Why governance matters in professional services ERP
Professional services businesses are structurally different from product-centric enterprises. Revenue recognition depends on project milestones, timesheets, retainers, subscriptions, or fixed-fee contracts. Costs are often labor-led, with margin leakage caused by unapproved scope changes, delayed billing, uncontrolled subcontractor spend, and inconsistent write-off decisions. Without a formal ERP governance model, approvals become personality-driven rather than policy-driven. That creates operational risk, especially in firms managing multiple practices, regions, currencies, or legal entities.
A governance-led ERP modernization strategy establishes standardized approval matrices for quotations, discounts, project budgets, staffing changes, vendor onboarding, purchase commitments, expense claims, timesheet exceptions, invoices, credit notes, and payment runs. In Odoo, these controls can be orchestrated across CRM, Sales, Project, Timesheets, Purchase, Expenses, Accounting, Documents, Helpdesk, Planning, and Knowledge.

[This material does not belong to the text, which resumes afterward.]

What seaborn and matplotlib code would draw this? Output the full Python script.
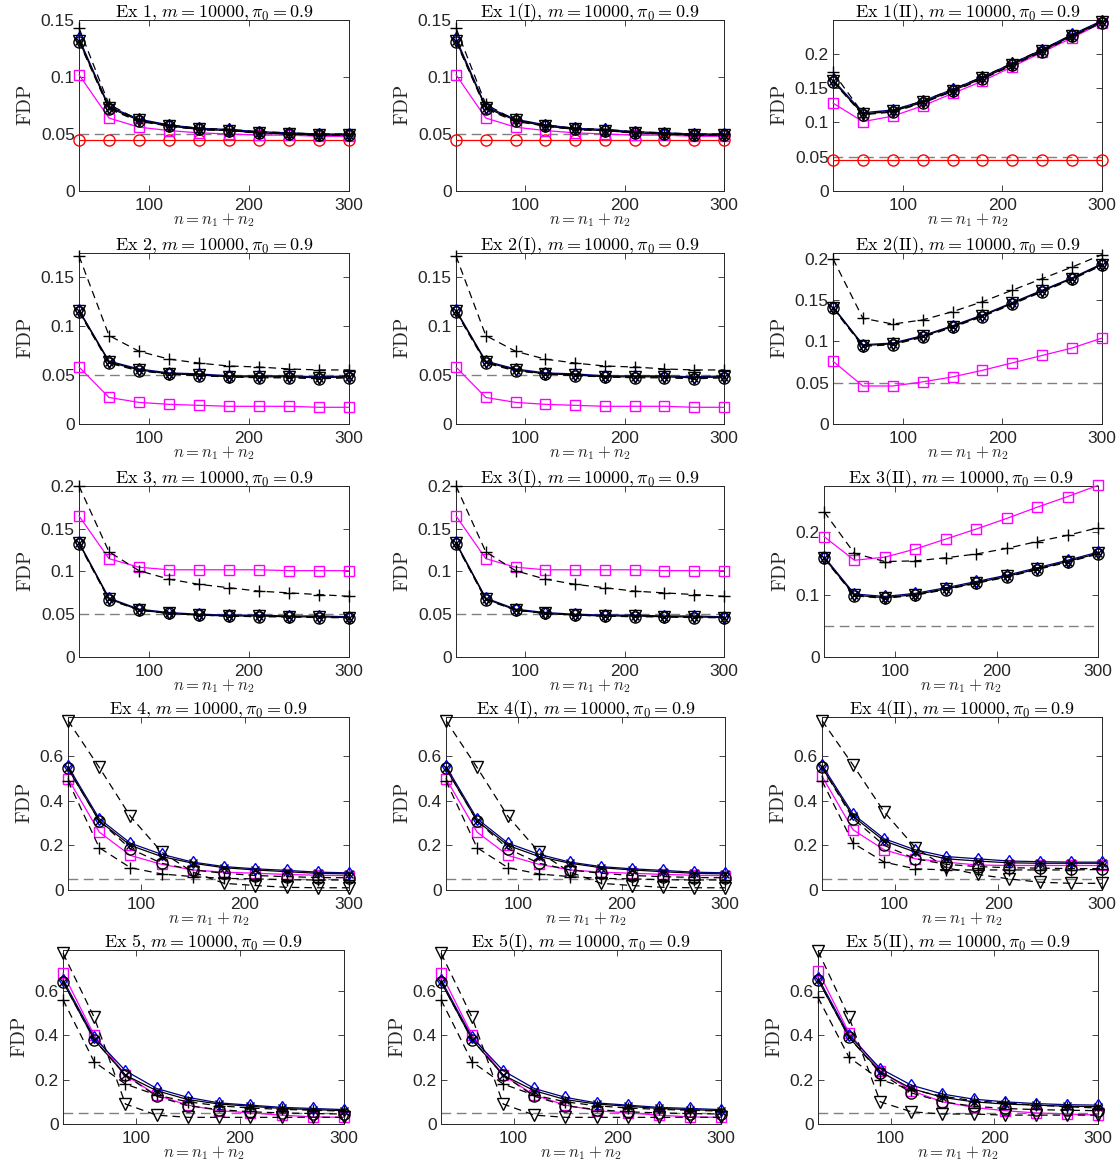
import numpy as np
import pandas as pd
import seaborn as sns
import matplotlib.pyplot as plt
import matplotlib.ticker as ticker

# sample sizes n = n1 + n2
n = [30, 60, 90, 120, 150, 180, 210, 240, 270, 300]

# Ex 1 (Ex 1(I) looks the same)
ex1 = dict(
    red=[0.045, 0.045, 0.045, 0.045, 0.045, 0.045, 0.045, 0.045, 0.045, 0.045],
    mag=[0.102, 0.064, 0.056, 0.053, 0.051, 0.050, 0.049, 0.049, 0.048, 0.048],
    plus=[0.143, 0.076, 0.062, 0.058, 0.055, 0.054, 0.052, 0.051, 0.050, 0.050],
    tri=[0.132, 0.073, 0.062, 0.057, 0.054, 0.053, 0.051, 0.050, 0.049, 0.049],
    dia=[0.134, 0.074, 0.063, 0.058, 0.055, 0.054, 0.052, 0.051, 0.050, 0.050],
    circ=[0.131, 0.072, 0.061, 0.057, 0.054, 0.053, 0.051, 0.050, 0.049, 0.049],
    xm=[0.132, 0.073, 0.062, 0.057, 0.054, 0.053, 0.051, 0.050, 0.049, 0.049],
)
# Ex 1(II)
ex1_2 = dict(
    red=[0.045, 0.045, 0.045, 0.045, 0.045, 0.045, 0.045, 0.045, 0.045, 0.045],
    mag=[0.128, 0.101, 0.109, 0.124, 0.142, 0.160, 0.181, 0.202, 0.223, 0.245],
    plus=[0.173, 0.113, 0.117, 0.131, 0.148, 0.166, 0.186, 0.206, 0.227, 0.247],
    tri=[0.160, 0.112, 0.116, 0.129, 0.146, 0.164, 0.184, 0.204, 0.226, 0.246],
    dia=[0.162, 0.114, 0.118, 0.131, 0.148, 0.166, 0.186, 0.206, 0.228, 0.248],
    circ=[0.159, 0.111, 0.115, 0.128, 0.145, 0.163, 0.183, 0.203, 0.225, 0.245],
    xm=[0.160, 0.112, 0.116, 0.129, 0.146, 0.164, 0.184, 0.204, 0.226, 0.246],
)
# Ex 2 (and 2(I))
ex2 = dict(
    mag=[0.058, 0.027, 0.022, 0.020, 0.019, 0.018, 0.018, 0.018, 0.017, 0.017],
    plus=[0.171, 0.090, 0.074, 0.066, 0.062, 0.059, 0.058, 0.056, 0.055, 0.055],
    tri=[0.115, 0.063, 0.055, 0.051, 0.050, 0.048, 0.048, 0.048, 0.047, 0.048],
    dia=[0.116, 0.064, 0.056, 0.052, 0.051, 0.049, 0.049, 0.049, 0.048, 0.049],
    circ=[0.114, 0.062, 0.054, 0.051, 0.049, 0.048, 0.047, 0.047, 0.046, 0.047],
    xm=[0.115, 0.063, 0.055, 0.051, 0.050, 0.048, 0.048, 0.048, 0.047, 0.048],
)
# Ex 2(II)
ex2_2 = dict(
    mag=[0.076, 0.046, 0.046, 0.051, 0.057, 0.065, 0.074, 0.083, 0.092, 0.104],
    plus=[0.200, 0.128, 0.121, 0.126, 0.136, 0.148, 0.162, 0.176, 0.190, 0.205],
    tri=[0.141, 0.095, 0.097, 0.106, 0.118, 0.131, 0.146, 0.161, 0.176, 0.193],
    dia=[0.142, 0.096, 0.098, 0.107, 0.119, 0.132, 0.147, 0.162, 0.177, 0.194],
    circ=[0.140, 0.094, 0.096, 0.105, 0.117, 0.130, 0.145, 0.160, 0.175, 0.192],
    xm=[0.141, 0.095, 0.097, 0.106, 0.118, 0.131, 0.146, 0.161, 0.176, 0.193],
)
# Ex 3 (and 3(I))
ex3 = dict(
    mag=[0.165, 0.115, 0.105, 0.102, 0.102, 0.102, 0.102, 0.101, 0.101, 0.101],
    plus=[0.200, 0.123, 0.101, 0.091, 0.085, 0.081, 0.077, 0.075, 0.073, 0.071],
    tri=[0.133, 0.068, 0.055, 0.051, 0.049, 0.048, 0.048, 0.047, 0.047, 0.046],
    dia=[0.134, 0.069, 0.056, 0.052, 0.050, 0.049, 0.049, 0.048, 0.048, 0.047],
    circ=[0.132, 0.067, 0.055, 0.051, 0.049, 0.048, 0.047, 0.047, 0.046, 0.046],
    xm=[0.133, 0.068, 0.055, 0.051, 0.049, 0.048, 0.048, 0.047, 0.047, 0.046],
)
# Ex 3(II)
ex3_2 = dict(
    mag=[0.193, 0.155, 0.160, 0.173, 0.189, 0.205, 0.222, 0.240, 0.257, 0.275],
    plus=[0.233, 0.166, 0.153, 0.154, 0.159, 0.165, 0.174, 0.185, 0.195, 0.207],
    tri=[0.159, 0.099, 0.095, 0.100, 0.109, 0.119, 0.129, 0.141, 0.153, 0.166],
    dia=[0.161, 0.101, 0.097, 0.102, 0.111, 0.121, 0.131, 0.143, 0.155, 0.168],
    circ=[0.158, 0.098, 0.094, 0.099, 0.108, 0.118, 0.128, 0.140, 0.152, 0.165],
    xm=[0.159, 0.099, 0.095, 0.100, 0.109, 0.119, 0.129, 0.141, 0.153, 0.166],
)
# Ex 4 (and 4(I))
ex4 = dict(
    mag=[0.50, 0.26, 0.155, 0.115, 0.090, 0.080, 0.075, 0.070, 0.066, 0.064],
    plus=[0.49, 0.19, 0.100, 0.072, 0.060, 0.052, 0.050, 0.046, 0.045, 0.045],
    tri=[0.76, 0.55, 0.330, 0.170, 0.080, 0.030, 0.020, 0.012, 0.010, 0.010],
    dia=[0.555, 0.32, 0.210, 0.160, 0.125, 0.105, 0.095, 0.088, 0.080, 0.077],
    circ=[0.545, 0.31, 0.185, 0.120, 0.090, 0.075, 0.065, 0.060, 0.056, 0.055],
    xm=[0.545, 0.31, 0.200, 0.150, 0.120, 0.100, 0.090, 0.082, 0.075, 0.072],
)
# Ex 4(II)
ex4_2 = dict(
    mag=[0.51, 0.27, 0.180, 0.140, 0.125, 0.112, 0.110, 0.110, 0.110, 0.110],
    plus=[0.49, 0.21, 0.125, 0.095, 0.090, 0.090, 0.090, 0.090, 0.090, 0.092],
    tri=[0.76, 0.56, 0.350, 0.190, 0.100, 0.070, 0.050, 0.035, 0.030, 0.030],
    dia=[0.56, 0.34, 0.230, 0.180, 0.150, 0.140, 0.130, 0.127, 0.125, 0.125],
    circ=[0.55, 0.32, 0.200, 0.140, 0.115, 0.105, 0.100, 0.098, 0.096, 0.096],
    xm=[0.55, 0.33, 0.220, 0.170, 0.140, 0.130, 0.122, 0.120, 0.120, 0.120],
)
# Ex 5 (and 5(I))
ex5 = dict(
    mag=[0.68, 0.40, 0.22, 0.130, 0.085, 0.060, 0.050, 0.040, 0.032, 0.030],
    plus=[0.56, 0.28, 0.18, 0.130, 0.100, 0.082, 0.072, 0.066, 0.062, 0.058],
    tri=[0.77, 0.48, 0.09, 0.040, 0.030, 0.030, 0.030, 0.030, 0.030, 0.030],
    dia=[0.65, 0.39, 0.24, 0.160, 0.120, 0.095, 0.085, 0.075, 0.070, 0.065],
    circ=[0.64, 0.38, 0.22, 0.125, 0.082, 0.065, 0.055, 0.050, 0.047, 0.045],
    xm=[0.64, 0.38, 0.22, 0.150, 0.110, 0.090, 0.080, 0.070, 0.065, 0.060],
)
# Ex 5(II)
ex5_2 = dict(
    mag=[0.69, 0.41, 0.240, 0.150, 0.100, 0.075, 0.060, 0.050, 0.045, 0.040],
    plus=[0.57, 0.30, 0.200, 0.155, 0.125, 0.105, 0.095, 0.085, 0.078, 0.072],
    tri=[0.78, 0.48, 0.100, 0.055, 0.045, 0.045, 0.040, 0.040, 0.040, 0.040],
    dia=[0.66, 0.40, 0.250, 0.175, 0.135, 0.112, 0.100, 0.092, 0.087, 0.085],
    circ=[0.65, 0.39, 0.230, 0.140, 0.100, 0.080, 0.070, 0.065, 0.062, 0.060],
    xm=[0.65, 0.39, 0.235, 0.160, 0.120, 0.100, 0.090, 0.085, 0.080, 0.078],
)

titles = ["Ex 1", "Ex 1(I)", "Ex 1(II)",
          "Ex 2", "Ex 2(I)", "Ex 2(II)",
          "Ex 3", "Ex 3(I)", "Ex 3(II)",
          "Ex 4", "Ex 4(I)", "Ex 4(II)",
          "Ex 5", "Ex 5(I)", "Ex 5(II)"]
panel_data = [ex1, ex1, ex1_2, ex2, ex2, ex2_2, ex3, ex3, ex3_2,
              ex4, ex4, ex4_2, ex5, ex5, ex5_2]
ytops = [0.15, 0.15, 0.249, 0.174, 0.174, 0.207, 0.2, 0.2, 0.274,
         0.776, 0.776, 0.776, 0.784, 0.784, 0.784]
ysteps = [0.05, 0.05, 0.05, 0.05, 0.05, 0.05, 0.05, 0.05, 0.1,
          0.2, 0.2, 0.2, 0.2, 0.2, 0.2]
alpha_level = 0.05

# how each method is drawn (matlab look)
styles = {
    'red':  dict(color='red', marker='o', ls='-', mec='red', ms=8),
    'mag':  dict(color='magenta', marker='s', ls='-', mec='magenta', ms=7),
    'dia':  dict(color='navy', marker='d', ls='-', mec='blue', ms=6),
    'plus': dict(color='black', marker='+', ls='--', mec='black', ms=9),
    'tri':  dict(color='black', marker='v', ls='--', mec='black', ms=9),
    'circ': dict(color='black', marker='o', ls='--', mec='black', ms=8),
    'xm':   dict(color='black', marker='x', ls='-', mec='black', ms=6),
}
order = ['red', 'mag', 'dia', 'plus', 'tri', 'circ', 'xm']

sns.set_style("ticks")
plt.rcParams['font.family'] = ['Liberation Sans', 'DejaVu Sans']
plt.rcParams['mathtext.fontset'] = 'cm'
gray = '#262626'

W, H = 1120, 1171
fig = plt.figure(figsize=(W / 100, H / 100), dpi=100)

tops = [20, 253, 486, 717, 950]
bots = [191, 424, 657, 890, 1124]
lefts = [[79, 456, 833], [79, 456, 833], [79, 456, 824], [68, 446, 822], [63, 441, 818]]
rights = [[349, 724, 1102], [349, 724, 1102], [349, 724, 1098], [349, 725, 1102], [344, 721, 1098]]

for i in range(15):
    r, c = divmod(i, 3)
    l, rt = lefts[r][c], rights[r][c]
    ax = fig.add_axes([l / W, 1 - bots[r] / H, (rt - l) / W, (bots[r] - tops[r]) / H])
    d = panel_data[i]
    ax.axhline(alpha_level, color='#808080', ls=(0, (7, 4)), lw=1.0, zorder=1)
    for key in order:
        if key not in d:
            continue
        s = styles[key]
        sns.lineplot(x=n, y=d[key], ax=ax, color=s['color'], marker=s['marker'],
                     linestyle=s['ls'], markersize=s['ms'], markerfacecolor='none',
                     markeredgecolor=s['mec'], markeredgewidth=1.0, lw=0.9,
                     clip_on=False, zorder=3)
        if s['ls'] == '--':
            ax.lines[-1].set_linestyle((0, (6, 4)))
    ax.set_xlim(30, 300)
    ax.set_ylim(0, ytops[i])
    ax.set_xticks([100, 200, 300])
    ax.yaxis.set_major_locator(ticker.MultipleLocator(ysteps[i]))
    ax.yaxis.set_major_formatter(ticker.FuncFormatter(lambda v, p: '%g' % round(v, 3)))
    ax.tick_params(direction='in', top=True, right=True, length=4, width=0.6,
                   colors=gray, labelsize=12.5)
    ax.tick_params(axis='x', pad=5)
    ax.tick_params(axis='y', pad=3)
    for sp in ax.spines.values():
        sp.set_color(gray)
        sp.set_linewidth(0.7)
    ax.set_title(r"$\mathrm{" + titles[i].replace(" ", r"\ ") + r"},\, m = 10000, \pi_0 = 0.9$",
                 fontsize=13, pad=2, color='black')
    ax.set_xlabel(r"$n = n_1 + n_2$", fontsize=12, color=gray, labelpad=-1)
    ax.set_ylabel(r"$\mathrm{FDP}$", fontsize=14, color=gray, labelpad=4)

fig.savefig("out.png", dpi=100)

The objective is not bureaucracy. It is controlled speed: faster decisions with clearer accountability, stronger audit trails, and better financial predictability.
Target governance model for standardized approvals and financial control
An effective governance model for a professional services ERP program should operate across three layers. First, policy governance defines approval thresholds, segregation of duties, exception handling, and compliance requirements. Second, process governance translates policy into standardized workflows, decision points, and evidence requirements. Third, platform governance ensures Odoo roles, access rights, automation rules, integrations, and reporting structures enforce the intended controls consistently across the enterprise.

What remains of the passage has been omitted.